Sean Pilcher, in excellent form with the boot, converted from wide-out and the
city club had struck an important first blow. The vision of the outstanding
Wolmerans was, however, a constant threat as he probed the home defence with
clever kicks and darts. He outwitted them completely with a pinpoint cross kick
to the right which fellow South African Gert DeKock gathered to score.
It was pressure from the home pack, however, that brought the next points.
Park were penalised, argued their case unsuccessfully and were taken back another
10 metres allowing Pilcher a simple penalty goal. The cut and thrust continued
all the way to half time. Park drew level when prop Steve Croall plunged over
from short range but, in the last act of the half, Pilcher pushed his side ahead
again with a second penalty. Canterbury, despite losing flanker Leon White for
a 10-minute sin binning, must have been making tentative cup final plans when
their accurate kicker landed a 40-metre penalty six minutes after the break
to make 16-10.
It was not to be. The visitors turned up the gas and two errors proved fatal.

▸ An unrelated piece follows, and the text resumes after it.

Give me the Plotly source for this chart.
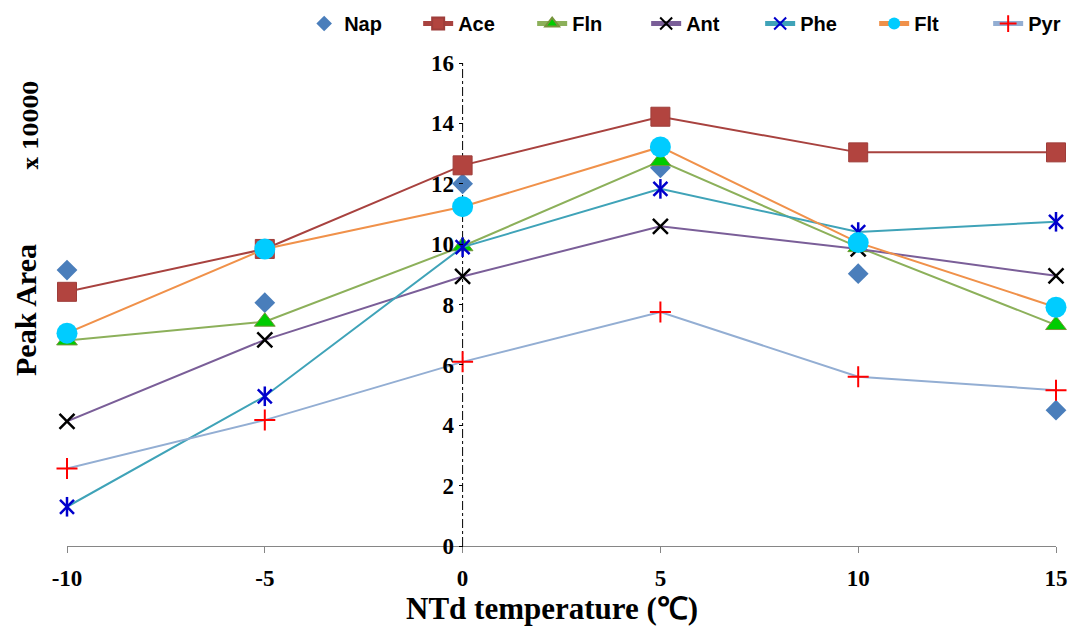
import plotly.graph_objects as go

temps = [-10, -5, 0, 5, 10, 15]
nap = [9.14, 8.06, 12.0, 12.53, 9.02, 4.5]
ace = [8.42, 9.84, 12.61, 14.22, 13.04, 13.04]
fln = [6.81, 7.43, 9.93, 12.75, 9.9, 7.32]
ant = [4.13, 6.83, 8.93, 10.59, 9.84, 8.95]
phe = [1.3, 4.96, 9.9, 11.83, 10.4, 10.74]
flt = [7.05, 9.84, 11.24, 13.22, 10.05, 7.91]
pyr = [2.57, 4.17, 6.1, 7.75, 5.61, 5.16]

x_ticks = [-10, -5, 0, 5, 10, 15]
y_ticks = [0, 2, 4, 6, 8, 10, 12, 14, 16]

fig = go.Figure()

fig.add_trace(go.Scatter(x=temps, y=nap, name="Nap", mode="markers", cliponaxis=False,
                         marker=dict(symbol="diamond", size=16, color="#4A7EBB",
                                     line=dict(width=0))))
fig.add_trace(go.Scatter(x=temps, y=ace, name="Ace", mode="lines+markers", cliponaxis=False,
                         line=dict(color="#A8423F", width=2),
                         marker=dict(symbol="square", size=19, color="#B2443F",
                                     line=dict(width=1, color="#9E3D3A"))))
fig.add_trace(go.Scatter(x=temps, y=fln, name="Fln", mode="lines+markers", cliponaxis=False,
                         line=dict(color="#8CB05A", width=2),
                         marker=dict(symbol="triangle-up", size=18, color="#00CC00",
                                     line=dict(width=1, color="#77933C"))))
fig.add_trace(go.Scatter(x=temps, y=ant, name="Ant", mode="lines+markers", cliponaxis=False,
                         line=dict(color="#7A5E98", width=2),
                         marker=dict(symbol="x-thin-open", size=15, color="#000000",
                                     line=dict(width=2.5, color="#000000"))))
fig.add_trace(go.Scatter(x=temps, y=phe, name="Phe", mode="lines+markers", cliponaxis=False,
                         line=dict(color="#3FA3B8", width=2),
                         marker=dict(symbol="x-thin-open", size=14, color="#0000CC",
                                     line=dict(width=2.5, color="#0000CC"))))
fig.add_trace(go.Scatter(x=temps, y=phe, name="Phe", mode="markers", showlegend=False,
                         cliponaxis=False,
                         marker=dict(symbol="line-ns-open", size=14, color="#0000CC",
                                     line=dict(width=2.5, color="#0000CC"))))
fig.add_trace(go.Scatter(x=temps, y=flt, name="Flt", mode="lines+markers", cliponaxis=False,
                         line=dict(color="#F0914A", width=2),
                         marker=dict(symbol="circle", size=21, color="#00CCFF",
                                     line=dict(width=0))))
fig.add_trace(go.Scatter(x=temps, y=pyr, name="Pyr", mode="lines+markers", cliponaxis=False,
                         line=dict(color="#93AED3", width=2),
                         marker=dict(symbol="cross-thin-open", size=15, color="#FF0000",
                                     line=dict(width=2, color="#FF0000"))))

# dash-dot vertical y-axis line at x = 0
fig.add_shape(type="line", x0=0, x1=0, y0=0, y1=16, xref="x", yref="y",
              line=dict(color="#000000", width=1, dash="dashdot"), layer="below")

serif = "Liberation Serif, Times New Roman, serif"

fig.update_layout(
    width=1069, height=620,
    margin=dict(l=59, r=21, t=55, b=82, autoexpand=False),
    paper_bgcolor="white", plot_bgcolor="white",
    showlegend=True,
    legend=dict(orientation="h", xref="paper", yref="paper",
                x=0.2398, y=1.122, xanchor="left", yanchor="top",
                font=dict(family="Liberation Sans, Arial, sans-serif", size=20,
                          color="#000000", weight="bold"),
                entrywidth=69, entrywidthmode="pixels",
                bgcolor="rgba(0,0,0,0)", itemsizing="constant"),
    xaxis=dict(range=[-10, 15], tickvals=x_ticks, ticktext=[str(v) for v in x_ticks],
               showgrid=False, zeroline=False, showline=True, linecolor="#868686",
               linewidth=1, ticks="outside", ticklen=6, tickcolor="#868686",
               ticklabelstandoff=5, automargin=False,
               tickfont=dict(family=serif, size=23, color="#000000", weight="bold")),
    yaxis=dict(range=[0, 16], tickvals=y_ticks, ticktext=[str(v) for v in y_ticks],
               anchor="free", position=0.4, showgrid=False, zeroline=False,
               showline=False, ticks="outside", ticklen=4, tickcolor="#000000",
               automargin=False,
               tickfont=dict(family=serif, size=23, color="#000000", weight="bold")),
)

fig.add_annotation(text="NTd temperature (℃)", xref="paper", yref="paper",
                   x=0.49, y=-0.1284, xanchor="center", yanchor="middle",
                   showarrow=False,
                   font=dict(family=serif, size=31, color="#000000", weight="bold"))
fig.add_annotation(text="Peak Area", xref="paper", yref="paper",
                   x=-0.0425, y=0.4886, xanchor="center", yanchor="middle",
                   textangle=-90, showarrow=False,
                   font=dict(family=serif, size=30, color="#000000", weight="bold"))
fig.add_annotation(text="x 10000", xref="paper", yref="paper",
                   x=-0.037, y=0.872, xanchor="center", yanchor="middle",
                   textangle=-90, showarrow=False,
                   font=dict(family="DejaVu Serif, serif", size=20, color="#000000",
                             weight="bold"))

fig.write_html("out.html")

Canterbury faltered at a scrum in on their own 22 metre line, Park got the put-in
at the re-set and De Kock steamed into the line from full back for his second
try. Ten minutes later a charged down kick gave Park a prime position and Croal,
for a second time, was the executioner. Mark Garfoot converted both scores to
open up important daylight between the sides. Canterbury, now on the back foot,
were out-muscled at the line-outs and reduced to holding on. It was a brave
performance but a last minute score by Park Number Eight Ian Hardcastle put a gloss
on the score line that did scant justice to the city fighting effort.